Maar ik wil niet mijn hele leven boos blijven. Ik weet niet eens op wie ik boos moet zijn en wat schiet ik er mee op? Ik ken ze hoor, ouders met een gehandicapt kind die altijd boos en gefrustreerd blijven. Die zich blijven afvragen waarom ze in de steek gelaten zijn en waarom dit lot hen toch moest treffen. Maar zo wil ik niet leven. Dan heeft Daan geen leven, maar ik zelf ook niet. Ik wil iets positiefs doen. Een bijdrage leveren aan verbetering. Dat is waar ik energie uit haal. Het kan anders en het moet anders. Daarom sta ik voor de klas.
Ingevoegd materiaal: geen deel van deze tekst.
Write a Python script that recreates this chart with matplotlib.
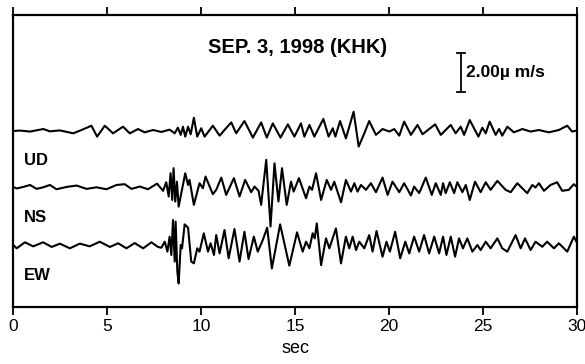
import matplotlib
matplotlib.use("Agg")
import matplotlib.pyplot as plt

plt.rcParams['font.family'] = ['Liberation Sans', 'DejaVu Sans']

# ---- data: (time in s, velocity in micro-m/s) ----
ud_t = [0.0, 0.36, 0.89, 1.60, 1.95, 2.48, 3.19, 3.63, 4.16, 4.46, 4.87, 5.31, 5.84, 6.20, 6.64, 6.99, 7.44,
        7.88, 8.32, 8.59, 8.76, 8.91, 9.03, 9.15, 9.30, 9.44, 9.61, 9.79, 10.00, 10.18, 10.62, 10.98, 11.24,
        11.60, 11.86, 12.30, 12.75, 13.19, 13.49, 13.81, 14.22, 14.61, 14.96, 15.31,
        15.49, 15.76, 16.02, 16.50, 16.78, 17.00, 17.14, 17.39, 17.70, 18.11, 18.38, 18.68, 18.94, 19.30,
        19.65, 20.01, 20.27, 20.54, 20.80, 21.16, 21.51, 21.78, 22.13, 22.45, 22.75,
        23.28, 23.54, 23.81, 23.99, 24.29, 24.75, 24.96, 25.14, 25.35, 25.67, 25.85, 26.02, 26.29, 26.64,
        27.09, 27.53, 27.97, 28.50, 29.03, 29.48, 29.74, 29.97]
ud_v = [0.0, 0.02, -0.03, 0.10, -0.02, 0.03, -0.12, 0.05, 0.27, -0.29, 0.27, -0.12, 0.22, -0.12, 0.10, -0.07, 0.05,
        -0.05, 0.07, -0.12, 0.17, -0.20, 0.22, -0.29, 0.22, -0.17, 0.68, -0.29, 0.14, -0.29, 0.27, -0.24, 0.05,
        0.44, -0.12, 0.51, -0.34, 0.44, -0.34, 0.39, -0.34, 0.34, -0.29, 0.39,
        -0.29, 0.31, -0.29, 0.62, -0.29, 0.14, -0.29, 0.51, -0.38, 0.99, -0.80, -0.12, 0.51, -0.20,
        0.10, -0.03, 0.10, -0.24, 0.48, -0.20, 0.31, -0.17, 0.10, 0.34, -0.20,
        0.31, -0.12, 0.22, -0.20, 0.56, -0.29, 0.17, -0.12, 0.48, -0.20, 0.10, -0.24, 0.22, -0.07,
        0.10, -0.03, 0.05, -0.07, 0.05, 0.27, -0.03, 0.02]

ns_t = [0.0, 0.18, 0.53, 0.89, 1.24, 1.59, 1.95, 2.30, 2.84, 3.37, 3.90, 4.43, 4.96, 5.49, 5.93, 6.29, 6.73, 7.17,
        7.65, 7.97, 8.14, 8.27, 8.37, 8.46, 8.53, 8.62, 8.71, 8.80, 9.15, 9.30, 9.38, 9.61, 9.91, 10.09, 10.23,
        10.62, 10.80, 11.07, 11.33, 11.74, 12.04, 12.34, 12.66, 12.84, 13.05, 13.19, 13.46, 13.69, 13.90, 14.11,
        14.30, 14.55, 14.78, 14.92, 15.20,
        15.58, 15.76, 15.90, 16.11, 16.38, 16.68, 16.91, 17.08, 17.44, 17.70, 17.97, 18.15, 18.32, 18.50, 18.77,
        19.03, 19.30, 19.65, 19.92, 20.18, 20.54, 20.80, 21.16, 21.33, 21.60, 21.95, 22.27, 22.48, 22.75,
        22.87, 23.01, 23.23, 23.46, 23.63, 23.90, 24.08, 24.29, 24.57, 24.87, 25.14, 25.40, 25.76, 26.20, 26.47,
        26.82, 27.09, 27.35, 27.62, 27.79, 27.97, 28.24, 28.59, 28.94, 29.21, 29.56, 29.83, 29.97]
ns_v = [0.05, -0.03, 0.05, 0.15, -0.05, 0.03, 0.15, -0.07, 0.05, 0.12, -0.05, 0.03, -0.07, 0.15, 0.19, -0.05, 0.07, -0.07,
        0.22, -0.15, 0.29, -0.44, 0.75, -0.62, 1.01, -0.70, 0.32, -0.96, 0.75, 0.15, 0.41, -0.87, 0.24, -0.02, 0.58,
        -0.32, -0.10, 0.53, -0.36, 0.50, -0.44, 0.41, -0.22, 0.07, -0.15, -0.87, 1.44, -1.98, 1.26, -0.70,
        1.01, -0.87, 0.32, -0.19, 0.50,
        -0.53, 0.07, -0.10, 0.75, -0.62, 0.41, -0.10, 0.32, -0.74, 0.41, -0.19, 0.24, -0.19, 0.15, -0.10,
        0.24, -0.22, 0.53, -0.36, 0.32, -0.22, 0.24, -0.39, 0.07, -0.27, 0.53, -0.36, 0.24, -0.36,
        0.24, -0.27, 0.29, -0.27, 0.29, -0.22, 0.15, -0.62, 0.32, -0.22, 0.29, -0.10, 0.36, -0.10, -0.22,
        0.24, -0.02, -0.27, 0.15, 0.02, 0.24, -0.15, 0.15, 0.29, -0.15, -0.10, 0.19, 0.07]

ew_t = [0.0, 0.18, 0.62, 1.06, 1.59, 2.04, 2.48, 3.01, 3.54, 4.07, 4.60, 5.14, 5.58, 6.02, 6.46, 6.91, 7.35, 7.70,
        7.88, 8.06, 8.20, 8.32, 8.41, 8.50, 8.59, 8.64, 8.73, 8.80, 8.91, 8.98, 9.12, 9.30, 9.47, 9.61, 9.79, 9.91,
        10.14, 10.36, 10.50, 10.68, 10.80, 10.98, 11.24, 11.46, 11.77, 12.04, 12.30, 12.52, 12.80, 13.01, 13.28,
        13.51, 13.76, 14.20, 14.69, 15.10, 15.40,
        15.58, 15.76, 15.93, 16.04, 16.15, 16.38, 16.64, 16.82, 17.17, 17.44, 17.70, 17.88, 18.06, 18.24, 18.41,
        18.68, 18.94, 19.12, 19.33, 19.65, 19.86, 20.04, 20.32, 20.59, 20.86, 21.07, 21.33, 21.60, 21.86, 22.13,
        22.40, 22.66,
        22.87, 23.05, 23.28, 23.51, 23.72, 23.93, 24.16, 24.43, 24.70, 24.87, 25.14, 25.40, 25.76, 26.02, 26.29,
        26.73, 27.00, 27.23, 27.53, 27.79, 28.15, 28.41, 28.77, 29.03, 29.48, 29.83, 29.97]
ew_v = [0.0, -0.17, 0.14, -0.07, 0.14, -0.10, 0.07, -0.17, 0.07, -0.07, 0.17, -0.10, 0.09, -0.17, 0.10, -0.17, 0.14, -0.10,
        -0.14, 0.17, -0.34, 0.43, -0.51, 1.28, -0.85, 1.20, -1.37, -1.97, 0.0, -0.17, 1.06, 0.89, -0.85, -0.94, -0.17, -0.34,
        0.60, -0.34, 0.09, -0.51, 0.51, -0.43, 0.77, -0.68, 0.82, -0.85, 0.68, -0.72, 0.43, -0.34, 0.26,
        0.89, -1.20, 1.06, -1.06, 0.65, -0.34,
        0.17, -0.17, 0.60, 0.34, 1.11, -1.03, 0.34, -0.17, 0.85, -0.94, 0.43, -0.17, 0.43, -0.26, 0.17,
        -0.17, 0.51, -0.34, 0.72, -0.60, 0.17, -0.34, 0.68, -0.68, 0.17, -0.43, 0.43, -0.34, 0.51, -0.43,
        0.43, -0.43,
        0.43, -0.51, 0.43, -0.60, 0.34, -0.17, 0.34, -0.34, 0.0, -0.26, 0.17, -0.17, 0.34, -0.17, -0.34,
        0.51, -0.17, 0.34, -0.26, 0.17, -0.09, 0.17, -0.17, 0.09, -0.34, 0.43, 0.17]

components = ["UD", "NS", "EW"]
offsets = [0.0, -2.92, -5.85]      # vertical offset of each trace (micro-m/s)
xticks = [0, 5, 10, 15, 20, 25, 30]
title = "SEP. 3, 1998 (KHK)"
scale_value = 2.00                 # micro-m/s

fig = plt.figure(figsize=(5.85, 3.64), dpi=100)
ax = fig.add_axes([0.0227, 0.1566, 0.9637, 0.8022])

for (t, v), off in zip([(ud_t, ud_v), (ns_t, ns_v), (ew_t, ew_v)], offsets):
    ax.plot(t, [a + off for a in v], color='black', lw=1.5, solid_joinstyle='round')

# component labels (below each trace)
for name, off in zip(components, offsets):
    ax.text(0.55, off - 1.54, name, fontsize=12, fontweight='bold', ha='left', va='center')

# title
ax.text(0.504, 0.89, title, transform=ax.transAxes, fontsize=14.5, fontweight='bold',
        ha='center', va='center')

# scale bar
ax.plot([23.81, 23.81], [2.0, 2.0 + scale_value], color='black', lw=1.3)
for yv in (2.0, 2.0 + scale_value):
    ax.plot([23.6, 24.02], [yv, yv], color='black', lw=1.3)
ax.text(24.07, 3.0, f"{scale_value:.2f}\u00b5 m/s", fontsize=12.5, fontweight='bold',
        ha='left', va='center')

ax.set_xlim(0, 30)
ax.set_ylim(-9.03, 5.95)
ax.set_xticks(xticks)
ax.set_xticklabels([str(x) for x in xticks])
ax.set_yticks([])
ax.tick_params(axis='x', direction='out', length=6, width=1.3, top=True, labeltop=False,
               labelsize=12.5, pad=3)
for s in ax.spines.values():
    s.set_linewidth(1.6)
ax.set_xlabel("sec", fontsize=13, labelpad=4)

fig.savefig("out.png", dpi=100)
Al is het maar een keer per jaar. Het voelt goed om er een bijdrage aan te leveren dat het voor toekomstige ouders beter wordt. Het is een druppel op een gloeiende plaat maar het is tenminste iets.
Het ging goed, mijn gastcollege. En het was leuk. De studenten vertelden mij dat ze in hun werk zeker iets kunnen met mijn verhaal. Daar ben ik erg blij om. Volgend schooljaar mag ik terugkomen. Dan vertel ik ons verhaal opnieuw aan een nieuwe lichting studenten. Een nieuwe druppel op die gloeiende plaat. Maar het is er toch weer een. Wat mij betreft zullen er heel veel druppels bij komen. Want er valt nog een wereld te winnen.